I have yet to see any anti group that bases anything they say on factual evidence of what's going on.  I haven't seen any anti group that bases decisions on any form of intelligence. 

I'm just glad that Montana got through to them before it was too late.  BUT, don't count on it happening until you hear the first shots.  The anti's, though a small minority, have huge mouths and large pocketbooks.  And the feds listen to the pocketbooks way more than scientific evidence.

Boy, I'd love to get one of those permits!!!

hunter25's picture

Well it's getting ready to

Well it's getting ready to start again but they did use the word tentative approval. Although the feds are allowing it to happen it will remain to be seen if the animal rights groups can get it stopped again. Hopefully not as I think the states are finally getting tired of dealing with the minority of people that don't care about the overall health of the wildlife herds.

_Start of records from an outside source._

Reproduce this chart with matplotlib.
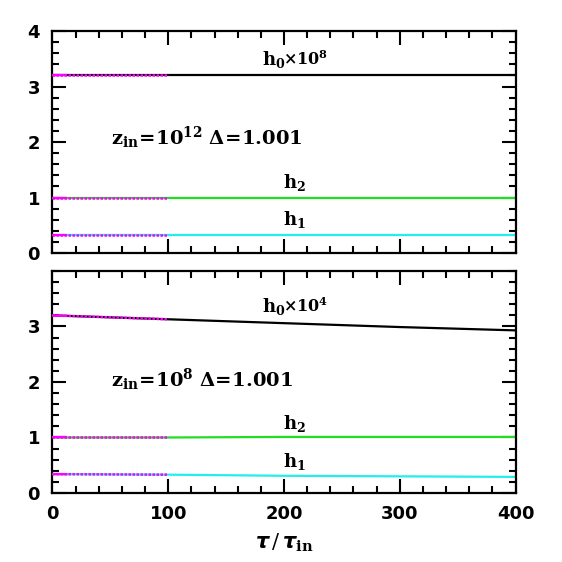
import matplotlib
matplotlib.use("Agg")
import matplotlib.pyplot as plt
from matplotlib.ticker import MultipleLocator

tau = [0, 100, 200, 300, 400]
# top panel (z_in = 1e12)
top_h0 = [3.20, 3.20, 3.20, 3.20, 3.20]
top_h2 = [1.00, 1.00, 1.00, 1.00, 1.00]
top_h1 = [0.33, 0.33, 0.33, 0.33, 0.33]
# bottom panel (z_in = 1e8)
bot_h0 = [3.20, 3.13, 3.06, 2.99, 2.93]
bot_h2 = [1.00, 1.00, 1.01, 1.01, 1.01]
bot_h1 = [0.34, 0.33, 0.31, 0.30, 0.29]

tau_early = [0, 100]

panels = [
    (top_h0, top_h2, top_h1, r"$\mathbf{h_0}$", r"$\mathbf{{\times}10^8}$", r"$\mathbf{z_{in}\!=\!10^{12}}$ $\mathbf{\Delta\!=\!1.001}$", True),
    (bot_h0, bot_h2, bot_h1, r"$\mathbf{h_0}$", r"$\mathbf{{\times}10^4}$", r"$\mathbf{z_{in}\!=\!10^{8}}$ $\mathbf{\Delta\!=\!1.001}$", False),
]

plt.rcParams['mathtext.fontset'] = 'custom'
plt.rcParams['mathtext.rm'] = 'DejaVu Serif'
plt.rcParams['mathtext.bf'] = 'DejaVu Serif:bold'
plt.rcParams['mathtext.it'] = 'DejaVu Sans:italic:bold'

fig = plt.figure(figsize=(5.62, 5.62), dpi=100)
L, W, H = 0.0934, 0.824, 0.395
ax_top = fig.add_axes([L, 0.5498, W, H])
ax_bot = fig.add_axes([L, 0.1228, W, H])

label_pos = {
    True: dict(h0y=3.39, zy=1.95, h2y=1.17, h1y=0.505),
    False: dict(h0y=3.27, zy=1.91, h2y=1.16, h1y=0.47),
}

for ax, (h0, h2, h1, h0a, h0b, zlab, is_top) in zip([ax_top, ax_bot], panels):
    for y, c in [(h0, 'black'), (h2, '#22dd22'), (h1, '#22eeee')]:
        ax.plot(tau, y, color=c, lw=1.6, solid_capstyle='butt', zorder=2)
        ye = y[:2]
        ax.plot(tau_early, ye, color='magenta', lw=1.8, ls=(0, (1, 0.6)), zorder=3)
        ax.plot([0, 12], [ye[0], ye[0] + (ye[1] - ye[0]) * 0.12], color='magenta', lw=1.6, zorder=3)
    ax.set_xlim(0, 400)
    ax.set_ylim(0, 4)
    ax.xaxis.set_major_locator(MultipleLocator(100))
    ax.xaxis.set_minor_locator(MultipleLocator(20))
    ax.yaxis.set_minor_locator(MultipleLocator(0.2))
    ax.tick_params(which='both', direction='in', top=True, right=True, width=1.5)
    ax.tick_params(which='major', length=10, pad=9)
    ax.tick_params(which='minor', length=5)
    for s in ax.spines.values():
        s.set_linewidth(1.6)
    p = label_pos[is_top]
    ax.text(181, p['h0y'], h0a, ha='left', va='baseline', fontsize=13)
    ax.text(199, p['h0y'], h0b, ha='left', va='baseline', fontsize=11.5)
    ax.text(50.5, p['zy'], zlab, ha='left', va='baseline', fontsize=14)
    ax.text(199, p['h2y'], r"$\mathbf{h_2}$", ha='left', va='baseline', fontsize=13)
    ax.text(199, p['h1y'], r"$\mathbf{h_1}$", ha='left', va='baseline', fontsize=13)

ax_top.tick_params(labelbottom=False)
ax_top.set_yticks([0, 1, 2, 3, 4])
ax_bot.set_yticks([0, 1, 2, 3])
for ax in (ax_top, ax_bot):
    ax.yaxis.set_minor_locator(MultipleLocator(0.2))
    for lab in ax.get_yticklabels() + ax.get_xticklabels():
        lab.set_fontfamily('DejaVu Sans')
        lab.set_fontweight('bold')
        lab.set_fontsize(13)
ax_bot.set_xlabel(r"$\mathit{\tau}\,/\,\mathit{\tau}_{\mathbf{in}}$", fontsize=15, labelpad=6)

fig.savefig("out.png", dpi=100)
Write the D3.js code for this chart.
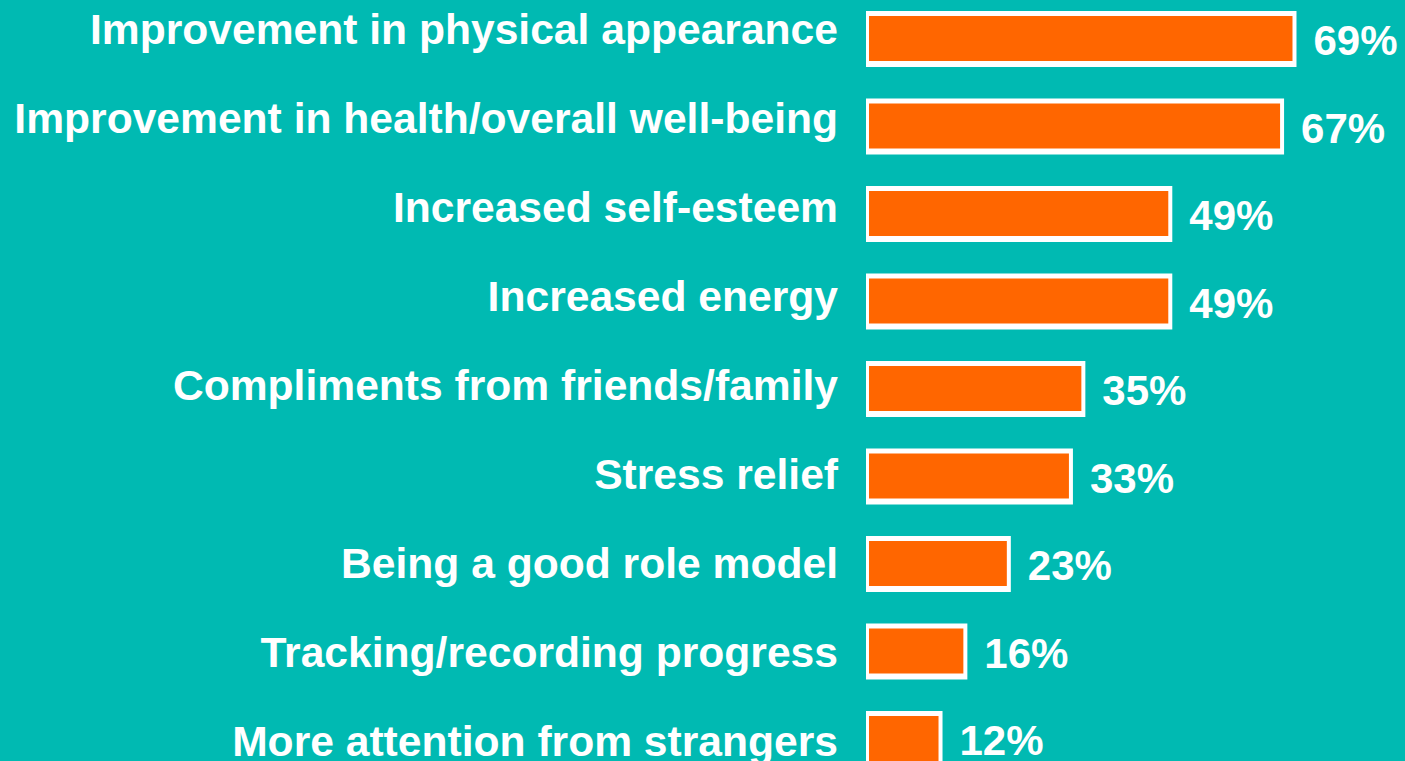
<!DOCTYPE html>
<html>
<head>
<meta charset="utf-8">
<script src="https://cdn.jsdelivr.net/npm/d3@7"></script>
<style>
  html, body { margin: 0; padding: 0; background: #00BAB2; overflow: hidden; }
</style>
</head>
<body>
<script>
const categories = [
  "Improvement in physical appearance",
  "Improvement in health/overall well-being",
  "Increased self-esteem",
  "Increased energy",
  "Compliments from friends/family",
  "Stress relief",
  "Being a good role model",
  "Tracking/recording progress",
  "More attention from strangers"
];
const values = [69, 67, 49, 49, 35, 33, 23, 16, 12];

const width = 1405, height = 761;
const data = categories.map((c, i) => ({ name: c, value: values[i] }));

const svg = d3.select("body").append("svg")
  .attr("width", width)
  .attr("height", height)
  .style("display", "block")
  .style("font-family", "'Liberation Sans', Arial, sans-serif")
  .style("font-weight", "bold");

svg.append("rect").attr("width", width).attr("height", height).attr("fill", "#00BAB2");

const x = d3.scaleLinear().domain([0, 100]).range([868, 1489]);
const barLeft = 866;
const y = d3.scaleBand().domain(categories).range([11, 767]).paddingInner(0.36).paddingOuter(0);
// category labels sit on a slightly wider rhythm than the bars
const yLabel = d3.scalePoint().domain(categories).range([44, 756]);

const row = svg.selectAll("g.row").data(data).join("g").attr("class", "row");

// white frame
row.append("rect")
  .attr("x", barLeft)
  .attr("y", d => y(d.name))
  .attr("width", d => x(d.value) - barLeft)
  .attr("height", y.bandwidth())
  .attr("fill", "#fff");

// orange fill
row.append("rect")
  .attr("x", barLeft + 3)
  .attr("y", d => y(d.name) + 5)
  .attr("width", d => x(d.value) - barLeft - 7)
  .attr("height", y.bandwidth() - 11)
  .attr("fill", "#FF6600");

row.append("text")
  .attr("x", 838)
  .attr("y", d => yLabel(d.name))
  .attr("text-anchor", "end")
  .attr("fill", "#fff")
  .attr("font-size", 42.6)
  .text(d => d.name);

row.append("text")
  .attr("x", d => x(d.value) + 17)
  .attr("y", d => y(d.name) + y.bandwidth() / 2 + 16)
  .attr("fill", "#fff")
  .attr("font-size", 42)
  .text(d => d.value + "%");
</script>
</body>
</html>
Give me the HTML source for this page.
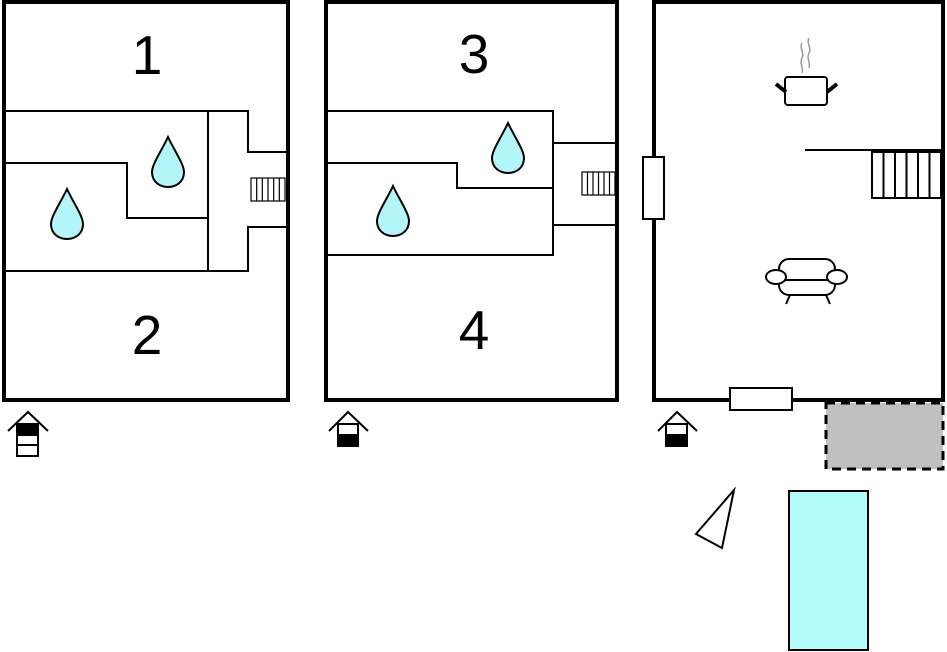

It will be interesting to see how you get chosen to be one of the agents that gets to hunt them. These permits could end up being one of the new premium tags that end up taking all your life to draw. Killing a wolf would be very high on my list of things to do if I could afford to target one for a specific hunt.

jaybe's picture

Man, I would agree that the

Man, I would agree that the very fact that the federal government is finally going to allow the thinning of the wolf population in that area is good news. I just wonder if it isn't going to be too little too late. This is they way they so often act, especially when the sacred wolf is the issue in question.

It is interesting to me that the State has been telling them for a long time that the wolves were at least part of the problem, but the federal agencies tried everything else to increase the elk herd before finally admitting that maybe the wolf has something to do with it.

I suppose this is part of the education process that has to take place - sort of a trial and error approach to efficient managing of the wildlife in a state. Years ago, the locals knew what was going on and thinned the wolf population on their own. Perhaps they went too far and killed the wolves into near extinction and that's why the government stepped in and passed all kinds of laws to protect them. The problem is, they made the issue political and now the wolf has been elevated to the position of a sacred creature that cannot be touched.

I see this latest move by the federal government as very good news, indeed!